PR #2: All Quiet On The Western Front- Amelie

The book All Quiet on the Western front by Eric Maria Remarque is a book that will forever stick with me throughout my life. It was things like the context and the emotions of this book. It was things like the ironic sense of reality that soldiers can be boys and death can be normalized. Even the outlook on life, which was so blunt and simplistic, was almost animalistic. It is the things that most other books do not possess are what I remember from this book.  

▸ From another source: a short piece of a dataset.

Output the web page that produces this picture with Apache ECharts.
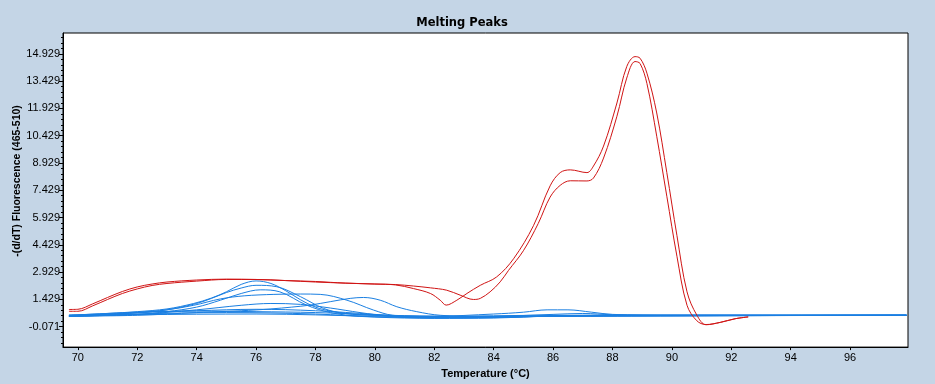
<!DOCTYPE html>
<html>
<head>
<meta charset="utf-8">
<script src="https://cdn.jsdelivr.net/npm/echarts@6/dist/echarts.min.js"></script>
<style>
html,body{margin:0;padding:0;background:#C4D5E6;}
#chart{width:935px;height:384px;}
</style>
</head>
<body>
<div id="chart"></div>
<script>
// ---- data (temperature °C, -(d/dT) fluorescence) ----
const xTicks = [70,72,74,76,78,80,82,84,86,88,90,92,94,96];
const yTicks = [-0.071,1.429,2.929,4.429,5.929,7.429,8.929,10.429,11.929,13.429,14.929];

const red1 = [[69.7,0.87],[70.0,0.88],[70.5,1.18],[71.0,1.53],[71.5,1.86],[72.0,2.11],[72.5,2.27],[73.0,2.38],[74.0,2.49],[75.0,2.54],[76.0,2.52],[77.0,2.46],[78.0,2.38],[79.0,2.32],[80.0,2.27],[80.7,2.22],[81.3,2.02],[81.87,1.75],[82.2,1.38],[82.4,1.11],[82.76,1.38],[83.1,1.75],[83.55,2.2],[84.1,2.66],[84.67,3.66],[85.34,5.48],[85.9,7.67],[86.24,8.4],[86.58,8.55],[87.14,8.4],[87.36,8.76],[87.7,9.86],[88.15,12.23],[88.48,14.23],[88.76,14.78],[88.93,14.69],[89.16,13.87],[89.49,11.68],[89.83,8.4],[90.17,4.94],[90.51,1.84],[90.84,0.56],[91.15,0.03],[91.63,0.16],[92.13,0.36],[92.57,0.46]];
const red2 = [[69.7,0.77],[70.0,0.77],[70.5,1.07],[71.0,1.42],[71.5,1.75],[72.0,2.0],[72.5,2.19],[73.0,2.3],[74.0,2.43],[75.0,2.52],[76.0,2.52],[77.0,2.46],[78.0,2.41],[79.0,2.32],[80.0,2.27],[80.7,2.24],[81.3,2.16],[81.87,2.06],[82.42,1.93],[82.87,1.66],[83.32,1.42],[83.55,1.48],[83.88,1.84],[84.22,2.39],[84.5,3.02],[85.0,4.1],[85.5,5.6],[85.9,7.05],[86.24,7.7],[86.58,7.95],[87.14,7.94],[87.36,8.1],[87.7,9.2],[88.15,11.5],[88.48,13.6],[88.76,14.51],[88.93,14.4],[89.16,13.3],[89.49,10.4],[89.83,7.1],[90.17,3.8],[90.51,1.1],[90.84,0.25],[91.15,0.04],[91.63,0.16],[92.13,0.36],[92.57,0.46]];

const blue1 = [[69.7,0.55],[71,0.65],[72,0.75],[73,0.9],[73.9,1.2],[74.5,1.5],[75,1.84],[75.5,2.25],[76,2.44],[76.5,2.3],[77,1.9],[77.5,1.4],[78,1.0],[78.5,0.78],[79,0.65],[80,0.55],[82,0.48],[84,0.45],[86,0.5],[88,0.55],[97.9,0.55]];
const blue2 = [[69.7,0.55],[71,0.6],[72,0.68],[73,0.85],[74,1.2],[74.5,1.48],[75,1.8],[75.5,2.05],[76,2.2],[76.7,2.12],[77.5,1.57],[78.27,0.93],[79,0.65],[80,0.55],[82,0.5],[86,0.55],[97.9,0.55]];
const blue3 = [[69.7,0.5],[72,0.6],[73,0.75],[74,1.0],[74.8,1.38],[75.5,1.75],[76.14,1.95],[76.8,1.84],[77.7,1.11],[78.5,0.7],[79.5,0.5],[82,0.42],[86,0.5],[97.9,0.55]];
const blue4 = [[69.7,0.55],[71,0.6],[72,0.7],[73,0.85],[73.9,1.1],[74.8,1.45],[75.6,1.62],[76.6,1.7],[77.5,1.72],[78.16,1.7],[79.06,1.38],[79.95,0.84],[80.6,0.55],[82,0.45],[86,0.5],[97.9,0.55]];
const blue5 = [[69.7,0.5],[72,0.55],[74,0.7],[75.5,0.8],[76.5,0.9],[77.2,1.0],[77.82,1.11],[78.5,1.3],[79.17,1.48],[79.62,1.53],[80.18,1.38],[80.74,1.02],[81.41,0.75],[82.2,0.55],[84,0.45],[86,0.5],[97.9,0.55]];
const blue6 = [[69.7,0.5],[72,0.6],[74,0.85],[75.5,1.1],[76.5,1.2],[77.5,1.15],[78.5,0.95],[79.5,0.7],[80.5,0.5],[82,0.42],[86,0.5],[97.9,0.55]];
const blue7 = [[69.7,0.5],[72,0.7],[74,0.8],[76,0.88],[78,0.8],[80,0.6],[82,0.4],[84,0.42],[86,0.5],[90,0.55],[97.9,0.55]];
const blue8 = [[69.7,0.55],[72,0.72],[74,0.78],[76,0.75],[78,0.7],[80,0.58],[82,0.5],[84,0.62],[85,0.72],[85.8,0.85],[86.5,0.85],[87.3,0.72],[88,0.6],[90,0.55],[97.9,0.55]];
const blue9 = [[69.7,0.48],[72,0.62],[75,0.7],[78,0.62],[80,0.45],[82,0.38],[84,0.4],[86,0.52],[88,0.55],[97.9,0.55]];
const blue10 = [[69.7,0.5],[72,0.58],[76,0.62],[80,0.5],[83,0.45],[86,0.6],[87,0.65],[88,0.58],[90,0.55],[97.9,0.55]];

const redSeries = [red1, red2];
const blueSeries = [blue1, blue2, blue3, blue4, blue5, blue6, blue7, blue8, blue9, blue10];

// minor tick positions on y (4 between majors)
const yMinor = [];
for (let k = -3; k <= 54; k++) {
  const v = +(-0.071 + 0.3 * k).toFixed(3);
  if (k % 5 !== 0 && v > -1.2 && v < 16.08) yMinor.push(v);
}

const chart = echarts.init(document.getElementById('chart'), null, {renderer: 'canvas'});
const series = [];
blueSeries.forEach(d => series.push({
  type: 'line', data: d, showSymbol: false, smooth: 0.35, animation: false,
  lineStyle: {color: '#1A7FE2', width: 1}, z: 2
}));
redSeries.forEach(d => series.push({
  type: 'line', data: d, showSymbol: false, smooth: 0.35, animation: false,
  lineStyle: {color: '#D01414', width: 1}, z: 3
}));

const labelFont = {color: '#000', fontFamily: 'Liberation Sans', fontSize: 11};

chart.setOption({
  backgroundColor: '#C4D5E6',
  animation: false,
  title: {
    text: 'Melting Peaks', left: 457, top: 12, textAlign: 'center',
    textStyle: {fontFamily: 'DejaVu Sans', fontWeight: 'bold', fontSize: 11.5, color: '#000'}
  },
  grid: {left: 63, top: 33, right: 27, bottom: 35, show: true, backgroundColor: '#fff', borderColor: '#000', borderWidth: 1},
  xAxis: {
    type: 'value', min: 69.5, max: 97.95,
    name: 'Temperature (°C)', nameLocation: 'middle', nameGap: 18,
    nameTextStyle: {fontFamily: 'Liberation Sans', fontWeight: 'bold', fontSize: 11, color: '#000'},
    axisLine: {show: true, onZero: false, lineStyle: {color: '#000'}},
    axisTick: {show: true, length: 3, lineStyle: {color: '#000'}, customValues: xTicks},
    axisLabel: Object.assign({margin: 5, customValues: xTicks, formatter: v => String(v)}, labelFont),
    splitLine: {show: false}
  },
  yAxis: [{
    type: 'value', min: -1.2, max: 16.08,
    axisLine: {show: true, onZero: false, lineStyle: {color: '#000'}},
    axisTick: {show: true, length: 4, lineStyle: {color: '#000'}, customValues: yTicks},
    axisLabel: Object.assign({margin: 3, customValues: yTicks, formatter: v => v.toFixed(3)}, labelFont),
    splitLine: {show: false}
  }, {
    type: 'value', min: -1.2, max: 16.08, position: 'left',
    axisLine: {show: false, onZero: false},
    axisTick: {show: true, length: 2, lineStyle: {color: '#000'}, customValues: yMinor},
    axisLabel: {show: false},
    splitLine: {show: false}
  }],
  graphic: [{
    type: 'text', x: 17, y: 181, rotation: Math.PI / 2,
    style: {text: '-(d/dT) Fluorescence (465-510)', fontFamily: 'Liberation Sans', fontWeight: 'bold', fontSize: 10.5, fill: '#000', align: 'center', verticalAlign: 'middle'}
  }],
  series: series
});
</script>
</body>
</html>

Today’s novels that I have read have very different outlooks on wars and their soldiers. The soldiers at war are always strong, admirably brave, smart and willing do anything for their leaders. The leaders are always smart, kind and always do the best for their country. The enemies are always evil, cunning and evenly matched with the ‘good guys’. Granted it is natural for people to fantasize things, however it put things out of context. To read the nitty-gritty experience of war from the eyes of a soldier boy was flooring. To see the soldiers be ripped of their dignity on the trench lines like the young recruit from the German trench lines. An example being in chapter four when Paul, Albert and Katczinsky were placed in the front trenches and the bombing began. The story of military glory and bravery was ripped from my mind when the reality struck me. When the young recruit literally crapped his pants and cowered in fear from the bombing. Especially when even in the stillness of the night the mad sound of horses screaming in pain could be heard. The realization that soldiers were no more than boys who had lost their way was almost humbling.   

Living in the society I live in today and seeing the ways of life presented in All Quiet on the Western Front increased the impact. To see what Paul saw as normal or everyday was bizarre and almost scary for me. I feel almost childish thinking that I fear such trivial things. One thing that especially bothered me was when Paul came home on leave. In my mind I had built up this mentality that his friends and family would rejoice in Paul’s return. I had imagined that Paul would come and never want to leave. What I would not have expected was for him to become distant and vague with his friends and family. When his mother pleaded him to tell her if he was hurt from the war, he dismissed her and told her that he was fine. But what shocked me the most was how Paul felt as if he belonged nowhere in his home. He described hometown it as foreign and the people: unfamiliar. Even trivial things like the screaming of tramcars reminded him of the shrieks of shells from the frontlines. The people I thought would be open with Paul were telling him about war. No one ever listened except for his mother who he could not even bring himself to tell the truth. 

The perspective I have now on war has changed and warped over the span of reading this book. It showed me how different life can be. How simplistic and even terrifying it can be. Even as I end this personal response and move on with my life, this book has given me a tool. A tool to look at the past and the future with a new lens.